An alternative method states that MTBF is the sum of the mean time to failure (MTTF) and the mean time to repair (MTTR). The MTTF for a component may be obtained by analyzing historical data or using standard prediction methods (such as MIL-217, Telcordia TR-332 Version 6, RDF 2000 and NSWC) . For a constant failure rate, the MTTF is equal to 1/lambda, where lambda is the failure rate of the component.

Care must be given to weighing the validity of these figures once the components are placed into a system. At that point, as alluded to previously, additional influences and other factors associated with the individual performance of subsystems carry more weight than individual MTBF figures of disk drives or arrays.

When considering an entire system, one must understand the number of operations or cycles that are sampled. Furthermore, when computing the MTBF, any measure of operating life may be used, such as time, cycles, kilometers, or events. Manufacturers and systems vendors may also include other figures of merit, such as MTDL and MTDA, in the predictions of reliability.

Of course, some things do break before they reach the MBTF point, just as a seemingly identical device will work long after it has passed the MBTF point. Your focus on these numbers should be in direct proportion to your organization's dependence on the functioning of this unit.
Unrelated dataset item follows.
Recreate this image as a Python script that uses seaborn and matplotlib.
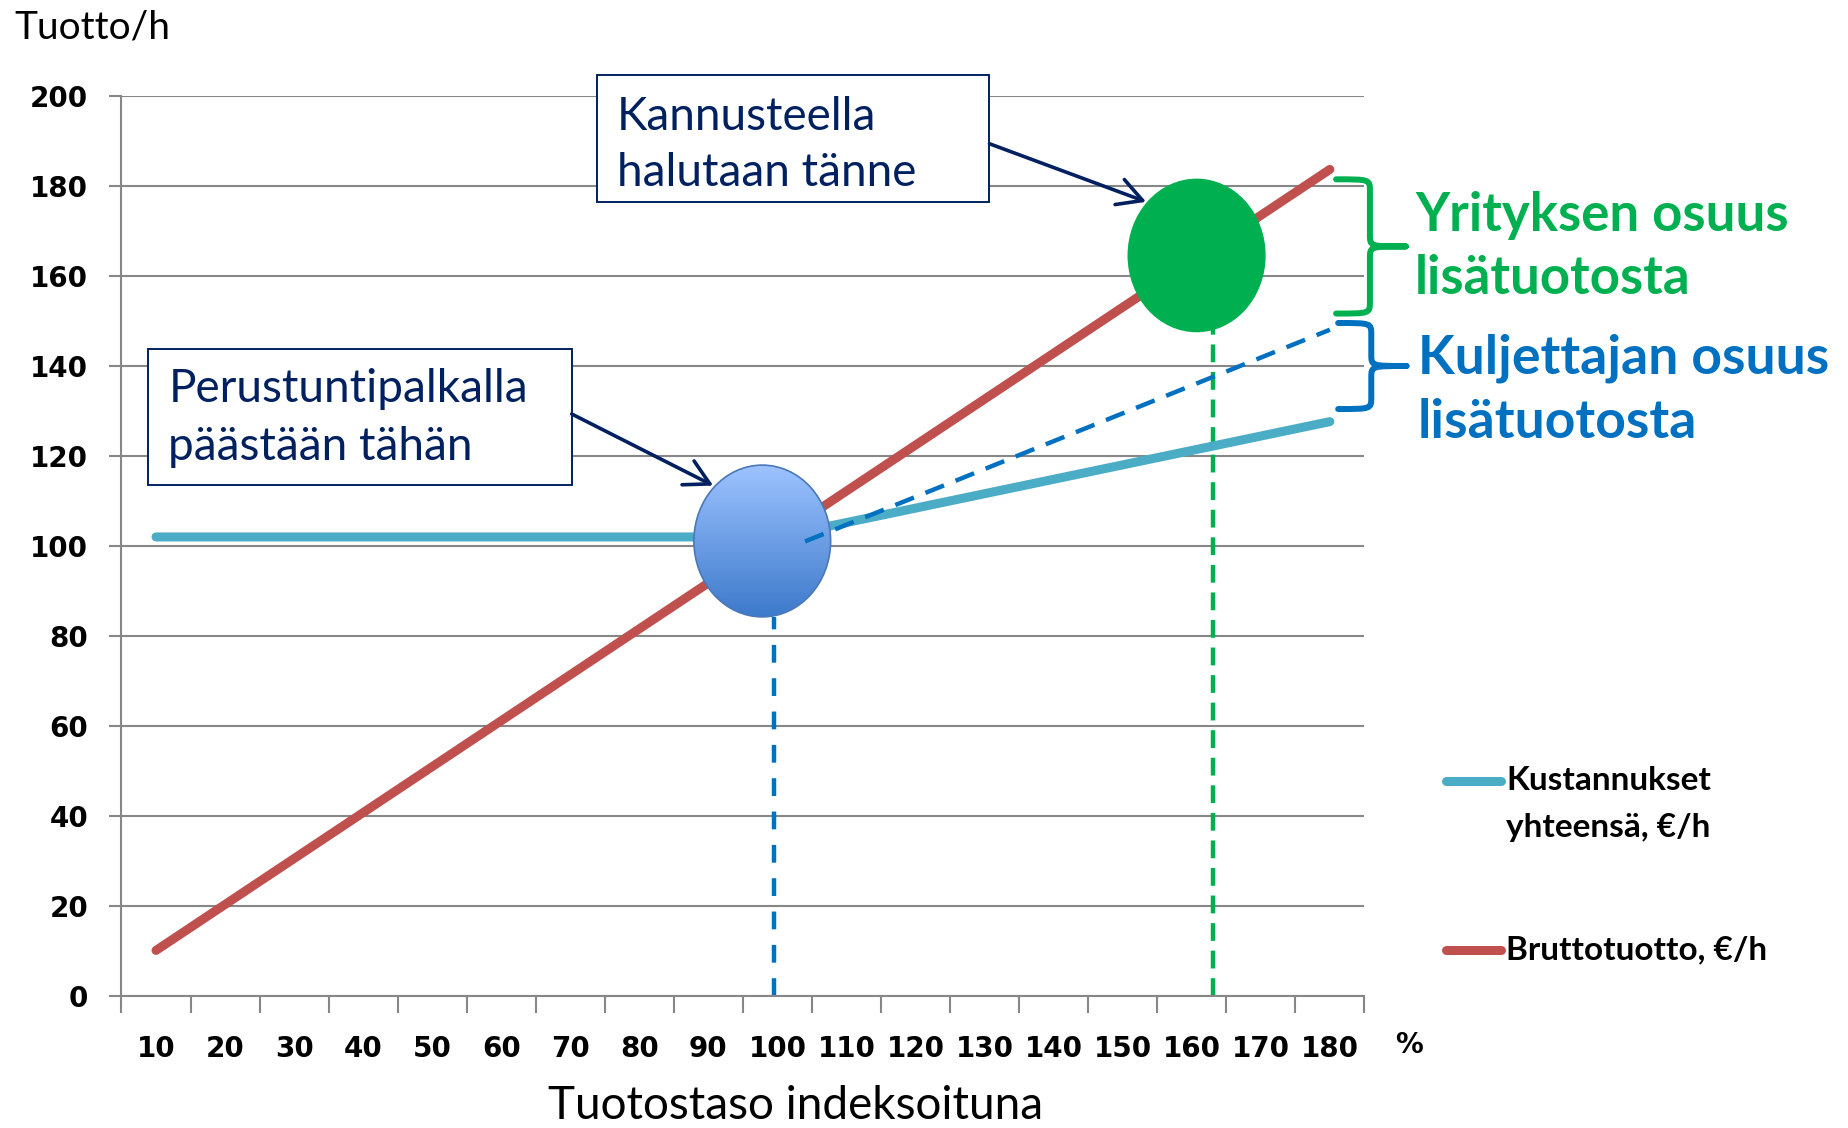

The loss of commercial insertion server can quickly lose revenue that exceeds the cost of the server, while the loss of a single drive in an eight-drive RAID server may have no effect on the system's overall operation, depending on the type of RAID system that is being used.

The bottom line is that video server system components are becoming near 99.999 reliable in the hardware size, especially when standing alone. Once these components and subsystems are integrated into packages that are addressed by multiples of outside services, such as caches, automation systems, archive fetches and editing controllers, the complexion changes _ hence, the need and in many cases requirements for multiple paths of redundancy. Don't shortchange your revenue stream by reducing the components of the system and in turn reducing that MTBF.